Investor education does not limit only to understanding the financial ratios pertaining to profitability or growth of the companies. Investors must be aware of the macro environment factors that drive the financial markets. Among many things that a retail investors needs to know about investing, one of the key things he must understand is money creation.

Everyone knows that commercial banks borrow and lend funds to earn a margin from their activities. While banks do have their own funds or capital to lend to borrowers, they do not always lend their own funds. Most of the lending is done out of the deposits they receive from their customers. Commercial banks typically run by borrowing funds from customers (deposits) for lower interest rates and then lending it to its customers for higher rates. Now instead of the bank arranging for its own funds or capital it is allowed to lend the deposits it receives from the customers. Most of the economies have fractional reserve banking system. This means that the banks need to retain only a certain portion of their deposits in readily available form and can lend rest of the deposits.

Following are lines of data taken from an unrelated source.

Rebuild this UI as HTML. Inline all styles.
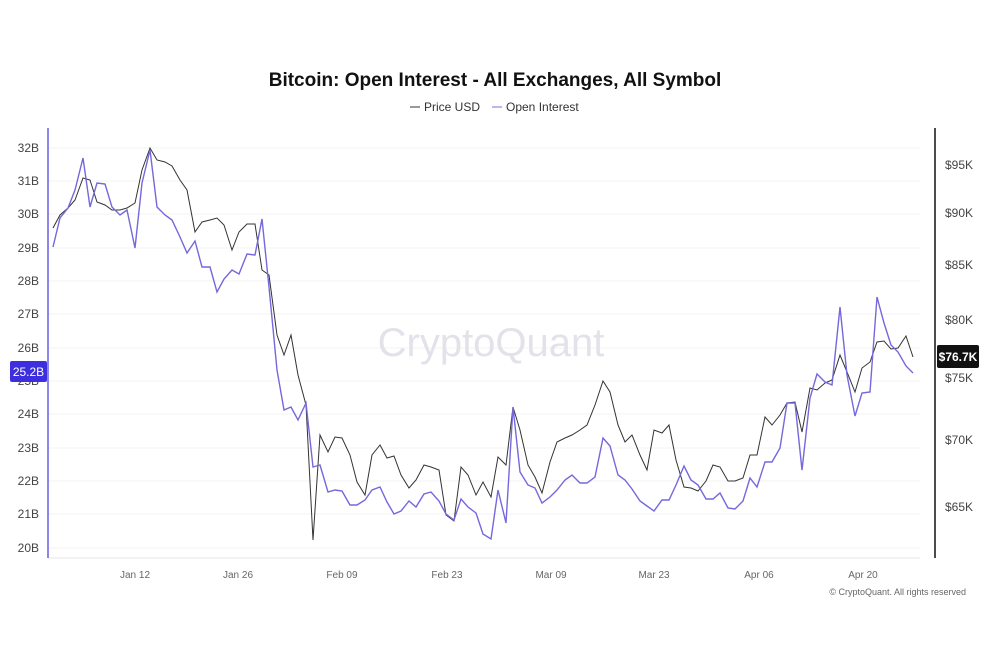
<!DOCTYPE html>
<html><head><meta charset="utf-8"><style>
html,body{margin:0;padding:0;background:#fff;}
svg{display:block;font-family:"Liberation Sans",sans-serif;}
</style></head><body>
<svg width="990" height="660" viewBox="0 0 990 660" xmlns="http://www.w3.org/2000/svg">
<rect width="990" height="660" fill="#fff"/>
<text x="495" y="86" text-anchor="middle" font-size="19" font-weight="bold" fill="#111">Bitcoin: Open Interest - All Exchanges, All Symbol</text>
<line x1="410" y1="107" x2="420" y2="107" stroke="#333" stroke-width="1"/>
<text x="424" y="111" font-size="12" fill="#333">Price USD</text>
<line x1="492" y1="107" x2="502" y2="107" stroke="#7b6fdc" stroke-width="1"/>
<text x="506" y="111" font-size="12" fill="#333">Open Interest</text>
<g stroke="#f3f3f3" stroke-width="1">
<line x1="48" y1="148" x2="920" y2="148"/><line x1="48" y1="181" x2="920" y2="181"/><line x1="48" y1="214" x2="920" y2="214"/><line x1="48" y1="248" x2="920" y2="248"/><line x1="48" y1="281" x2="920" y2="281"/><line x1="48" y1="314" x2="920" y2="314"/><line x1="48" y1="348" x2="920" y2="348"/><line x1="48" y1="381" x2="920" y2="381"/><line x1="48" y1="414" x2="920" y2="414"/><line x1="48" y1="448" x2="920" y2="448"/><line x1="48" y1="481" x2="920" y2="481"/><line x1="48" y1="514" x2="920" y2="514"/><line x1="48" y1="548" x2="920" y2="548"/>
</g>
<line x1="48" y1="558" x2="920" y2="558" stroke="#e6e6e6"/>
<text x="491" y="356" text-anchor="middle" font-size="40" fill="#e2e2ea">CryptoQuant</text>
<line x1="48" y1="128" x2="48" y2="558" stroke="#6a5de0" stroke-width="1.5"/>
<line x1="935" y1="128" x2="935" y2="558" stroke="#111" stroke-width="1.5"/>
<g font-size="12" fill="#444" text-anchor="end">
<text x="39" y="152">32B</text><text x="39" y="185">31B</text><text x="39" y="218">30B</text><text x="39" y="252">29B</text><text x="39" y="285">28B</text><text x="39" y="318">27B</text><text x="39" y="352">26B</text><text x="39" y="385">25B</text><text x="39" y="418">24B</text><text x="39" y="452">23B</text><text x="39" y="485">22B</text><text x="39" y="518">21B</text><text x="39" y="552">20B</text>
</g>
<g font-size="12" fill="#444">
<text x="945" y="169">$95K</text><text x="945" y="217">$90K</text><text x="945" y="269">$85K</text><text x="945" y="324">$80K</text><text x="945" y="382">$75K</text><text x="945" y="444">$70K</text><text x="945" y="511">$65K</text>
</g>
<g font-size="10" fill="#666" text-anchor="middle">
<text x="135" y="578">Jan 12</text><text x="238" y="578">Jan 26</text><text x="342" y="578">Feb 09</text><text x="447" y="578">Feb 23</text><text x="551" y="578">Mar 09</text><text x="654" y="578">Mar 23</text><text x="759" y="578">Apr 06</text><text x="863" y="578">Apr 20</text>
</g>
<text x="966" y="595" text-anchor="end" font-size="9" fill="#666">© CryptoQuant. All rights reserved</text>
<polyline fill="none" stroke="#333" stroke-width="1" points="53,228 60,215 68,208 75,200 83,178 90,180 97,202 105,205 112,210 120,210 127,208 135,203 142,170 150,148 157,160 165,162 172,166 180,180 187,190 195,232 202,222 210,220 217,218 224,225 232,250 239,232 247,224 255,224 262,270 269,275 277,335 284,355 291,335 298,375 306,405 313,540 320,435 328,452 335,437 342,438 350,455 357,482 365,495 372,455 380,445 387,458 394,456 401,475 409,488 416,480 424,465 431,467 439,470 446,515 454,521 461,467 468,475 476,495 483,482 491,497 498,457 506,465 513,407 520,430 528,465 535,477 542,493 550,462 557,442 565,438 572,435 580,430 587,425 595,405 603,381 610,392 618,425 625,442 632,435 640,455 647,470 654,430 662,433 669,425 676,460 684,487 691,488 698,491 706,481 713,465 720,467 728,481 735,481 743,478 750,455 757,455 765,417 772,425 780,415 787,403 795,402 802,432 810,388 817,390 825,383 832,380 840,355 847,372 855,392 862,368 870,362 877,342 884,341 891,349 898,348 906,336 913,357"/>
<polyline fill="none" stroke="#7468dc" stroke-width="1.4" points="53,247 60,218 68,208 75,190 83,158 90,207 97,183 105,184 112,207 120,215 127,210 135,248 142,183 150,150 157,207 165,215 172,220 180,237 187,253 195,241 202,267 210,267 217,292 224,279 232,270 239,274 247,254 255,255 262,219 269,287 277,370 284,410 291,407 298,420 306,403 313,467 320,465 328,492 335,490 342,491 350,505 357,505 365,500 372,490 380,487 387,502 394,514 401,511 409,501 416,507 424,494 431,492 439,501 446,514 454,520 461,499 468,507 476,513 483,534 491,539 498,490 506,523 513,407 520,472 528,485 535,488 542,503 550,497 557,490 565,480 572,475 580,483 587,483 595,477 603,438 610,446 618,475 625,480 632,489 640,501 647,506 654,511 662,500 669,500 676,485 684,466 691,480 698,485 706,499 713,499 720,493 728,508 735,509 743,501 750,478 757,487 765,462 772,462 780,448 787,403 795,403 802,470 810,398 817,374 825,382 832,385 840,307 847,375 855,416 862,393 870,392 877,297 884,323 891,345 898,352 906,366 913,373"/>
<rect x="10" y="361" width="37" height="21" rx="2" fill="#3d2fe0"/>
<text x="28.5" y="376" text-anchor="middle" font-size="12" fill="#fff">25.2B</text>
<rect x="937" y="345" width="42" height="23" rx="2" fill="#111"/>
<text x="958" y="361" text-anchor="middle" font-size="12" font-weight="bold" fill="#fff">$76.7K</text>
</svg>
</body></html>
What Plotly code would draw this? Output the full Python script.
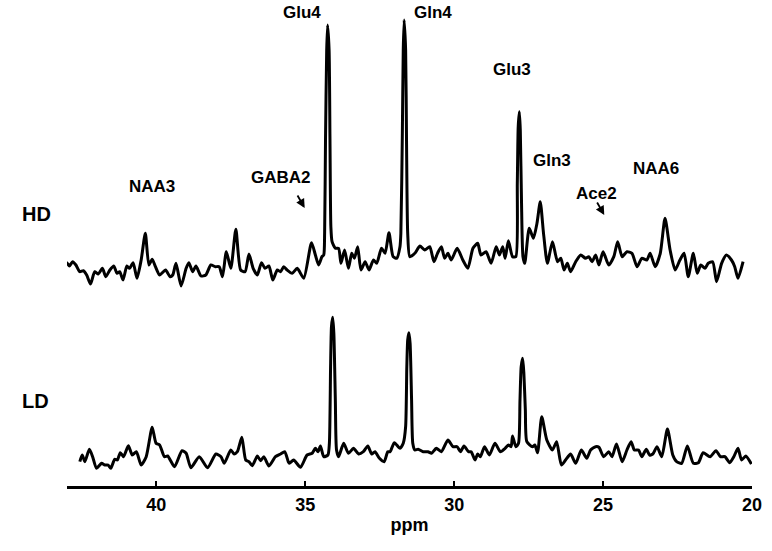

Whenever a loan is sanctioned based on these deposits, funds are not physically transferred to loan account but an entry is made in books of the banks. When the loan amount is transferred into a new deposit account, the bank can again sanction loan against it without actually any physical currency money with the bank. The process of re-deposit and loan issuance creates credit. For example, Mr. A deposits USD 1000 with ABCBank and Mr. B borrows USD 800 loan from the same bank. Mr. B creates a new account in PQRBank to deposit his USD 800 loan and this bank gets to sanction another USD 700 to Mr. C out of Mr. B's deposits. This way every new credit sanctioned creates money without printing of new hard currency and the money in circulation increases.

This creation of money out of credit by commercial banks increases the money supply in the system and drives growth in economy. However, when money is pumped into the system without real growth in the economy, it leads to inflation and devaluation of currency. However, the central banks and governing authorities of the countries use many monetary and fiscal policies to ensure financial stability in the country. Recent concerns of public and economists who oppose the concept of money creation through debt, suggest that the process cannot be applied for long as credit creation leads to infinite money supply.

Since the value of any currency is based on the demand and supply, it becomes really crucial to understand how much money is in circulation, in terms of that currency. To understand this we can use statistics published on regular basis by the central banks of each country. Currency in circulation or, M0 as most of the central banks call, is the actually currency printed by the government of a country either held in bank vaults or given out in circulation. M2 or quasi money includes M0 and deposits held in the banks, while M3 includes all the M2 and all money market funds and repo funds. When credit growth is faster than the economic growth of the country, then money loses its value due to excess supply. A prudent financial advisor would help the investors in understanding the trends in the macro economic environment, and help them in making the best of the information in hand.